Contingency Training
This addresses the issue of residual irrelevant variables in high-dimensional data for machine learning practitioners, offering an incremental improvement in classifier robustness.
The paper tackles the problem of classifiers being affected by irrelevant variables even after feature selection, and introduces Contingency Training, a classifier-independent method that improves accuracy and robustness by subsampling and removing information to assign feature importance weights. Experiments show it outperforms unmodified training on datasets with irrelevant variables and slightly on those without.
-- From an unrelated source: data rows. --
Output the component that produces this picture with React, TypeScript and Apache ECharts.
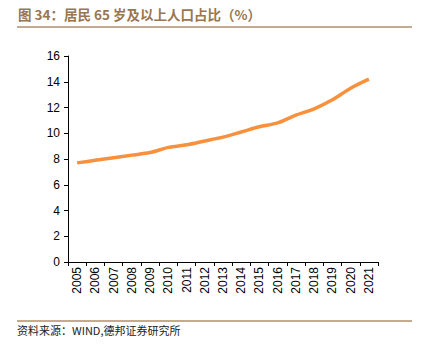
import React, { useEffect, useRef } from "react";
import * as echarts from "echarts";

const years = ["2005","2006","2007","2008","2009","2010","2011","2012","2013","2014","2015","2016","2017","2018","2019","2020","2021"];
const share = [7.7, 7.9, 8.1, 8.3, 8.5, 8.9, 9.1, 9.4, 9.7, 10.1, 10.5, 10.8, 11.4, 11.9, 12.6, 13.5, 14.2];
const yTicks = [0, 2, 4, 6, 8, 10, 12, 14, 16];

export default function App() {
  const ref = useRef<HTMLDivElement>(null);
  useEffect(() => {
    const chart = echarts.init(ref.current!, null, { renderer: "svg" });
    chart.setOption({
      animation: false,
      backgroundColor: "#fff",
      grid: { left: 68, right: 45, top: 56, bottom: 84 },
      xAxis: {
        type: "category",
        data: years,
        boundaryGap: true,
        axisLine: { lineStyle: { color: "#000", width: 1 } },
        axisTick: { show: true, alignWithLabel: false, length: 4, lineStyle: { color: "#000" } },
        axisLabel: { rotate: 90, color: "#000", fontSize: 12, fontFamily: "Liberation Sans", margin: 5, interval: 0 },
      },
      yAxis: {
        type: "value",
        min: yTicks[0],
        max: yTicks[yTicks.length - 1],
        interval: 2,
        axisLine: { show: true, lineStyle: { color: "#000", width: 1 } },
        axisTick: { show: true, length: 4, inside: false, lineStyle: { color: "#000" } },
        splitLine: { show: false },
        axisLabel: { color: "#000", fontSize: 12, fontFamily: "Liberation Sans", margin: 8 },
      },
      series: [
        {
          type: "line",
          data: share,
          smooth: 0.3,
          symbol: "none",
          lineStyle: { color: "#F7913D", width: 3.5 },
        },
      ],
      graphic: [
        {
          type: "text",
          left: 18,
          top: 7,
          style: {
            text: "图 34：居民 65 岁及以上人口占比（%）",
            fill: "#9A7650",
            font: "bold 13.5px 'Noto Sans CJK SC', sans-serif",
          },
        },
        {
          type: "line",
          shape: { x1: 17, y1: 27, x2: 412, y2: 27 },
          style: { stroke: "#B08F6A", lineWidth: 1.5 },
        },
        {
          type: "line",
          shape: { x1: 17, y1: 321, x2: 412, y2: 321 },
          style: { stroke: "#B08F6A", lineWidth: 1.5 },
        },
        {
          type: "text",
          left: 17,
          top: 324,
          style: {
            text: "资料来源：WIND,德邦证券研究所",
            fill: "#222",
            font: "11px 'Noto Sans CJK SC', sans-serif",
          },
        },
      ],
    });
    return () => chart.dispose();
  }, []);
  return <div ref={ref} style={{ width: 423, height: 346, position: "absolute", left: 0, top: 0 }} />;
}
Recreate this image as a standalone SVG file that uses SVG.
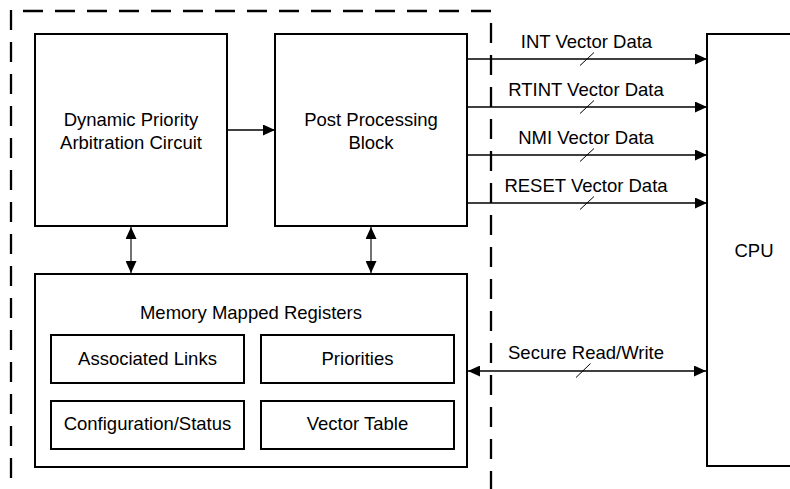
<svg xmlns="http://www.w3.org/2000/svg" width="790" height="489" viewBox="0 0 790 489">
<style>
.box{fill:#fff;stroke:#000;stroke-width:2}
.t{font-family:"Liberation Sans",Arial,sans-serif;font-size:18.5px;fill:#000;text-anchor:middle}
.dash{fill:none;stroke:#000;stroke-width:2.3;stroke-dasharray:20 12}
.sig{fill:none;stroke:#000;stroke-width:1.3}
.bi{fill:none;stroke:#444;stroke-width:1.5}
.sl{fill:none;stroke:#000;stroke-width:1}
</style>
<defs>
<marker id="ah" viewBox="0 0 12 11" refX="12" refY="5.5" markerWidth="12" markerHeight="11" markerUnits="userSpaceOnUse" orient="auto-start-reverse">
<path d="M0,0 L12,5.5 L0,11 Z" fill="#000"/>
</marker>
</defs>
<rect width="790" height="489" fill="#fff"/>
<g id="boundary">
<line class="dash" x1="11" y1="10" x2="11" y2="478"/>
<line class="dash" x1="23" y1="11" x2="491" y2="11"/>
<line class="dash" x1="491" y1="23" x2="491" y2="495"/>
</g>
<g id="dpac">
<rect class="box" x="35" y="34" width="192" height="192"/>
<text class="t" x="131" y="126">Dynamic Priority</text>
<text class="t" x="131" y="149">Arbitration Circuit</text>
</g>
<g id="ppb">
<rect class="box" x="275" y="34" width="192" height="192"/>
<text class="t" x="371" y="126">Post Processing</text>
<text class="t" x="371" y="149">Block</text>
</g>
<g id="mmr">
<rect class="box" x="35" y="274" width="432" height="193"/>
<text class="t" x="251" y="319">Memory Mapped Registers</text>
</g>
<g id="links">
<rect class="box" x="51" y="335" width="193" height="48"/>
<text class="t" x="147.5" y="364.5">Associated Links</text>
</g>
<g id="priorities">
<rect class="box" x="261" y="335" width="193" height="48"/>
<text class="t" x="357.5" y="364.5">Priorities</text>
</g>
<g id="config">
<rect class="box" x="51" y="401" width="193" height="48"/>
<text class="t" x="147.5" y="430">Configuration/Status</text>
</g>
<g id="vectable">
<rect class="box" x="261" y="401" width="193" height="48"/>
<text class="t" x="357.5" y="430">Vector Table</text>
</g>
<g id="cpu">
<path class="box" d="M800,34 H707 V466 H800"/>
<text class="t" x="754" y="257">CPU</text>
</g>
<g id="connectors">
<line class="sig" x1="227" y1="130" x2="275" y2="130" marker-end="url(#ah)"/>
<line class="bi" x1="131" y1="227" x2="131" y2="273" marker-start="url(#ah)" marker-end="url(#ah)"/>
<line class="bi" x1="371" y1="227" x2="371" y2="273" marker-start="url(#ah)" marker-end="url(#ah)"/>
<line class="sig" x1="468" y1="59" x2="707" y2="59" marker-end="url(#ah)"/>
<line class="sl" x1="580" y1="65.5" x2="594" y2="52.5"/>
<text class="t" x="586.5" y="48">INT Vector Data</text>
<line class="sig" x1="468" y1="107" x2="707" y2="107" marker-end="url(#ah)"/>
<line class="sl" x1="580" y1="113.5" x2="594" y2="100.5"/>
<text class="t" x="586" y="96">RTINT Vector Data</text>
<line class="sig" x1="468" y1="155" x2="707" y2="155" marker-end="url(#ah)"/>
<line class="sl" x1="580" y1="161.5" x2="594" y2="148.5"/>
<text class="t" x="586" y="144">NMI Vector Data</text>
<line class="sig" x1="468" y1="203" x2="707" y2="203" marker-end="url(#ah)"/>
<line class="sl" x1="580" y1="209.5" x2="594" y2="196.5"/>
<text class="t" x="586" y="192">RESET Vector Data</text>
<line class="sig" x1="468" y1="371" x2="706" y2="371" marker-start="url(#ah)" marker-end="url(#ah)"/>
<line class="sl" x1="576" y1="377.5" x2="590.5" y2="363.5"/>
<text class="t" x="586" y="359">Secure Read/Write</text>
</g>
</svg>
When applied to high-dimensional datasets, feature selection algorithms might still leave dozens of irrelevant variables in the dataset. Therefore, even after feature selection has been applied, classifiers must be prepared to the presence of irrelevant variables. This paper investigates a new training method called Contingency Training which increases the accuracy as well as the robustness against irrelevant attributes. Contingency training is classifier independent. By subsampling and removing information from each sample, it creates a set of constraints. These constraints aid the method to automatically find proper importance weights of the dataset's features. Experiments are conducted with the contingency training applied to neural networks over traditional datasets as well as datasets with additional irrelevant variables. For all of the tests, contingency training surpassed the unmodified training on datasets with irrelevant variables and even outperformed slightly when only a few or no irrelevant variables were present.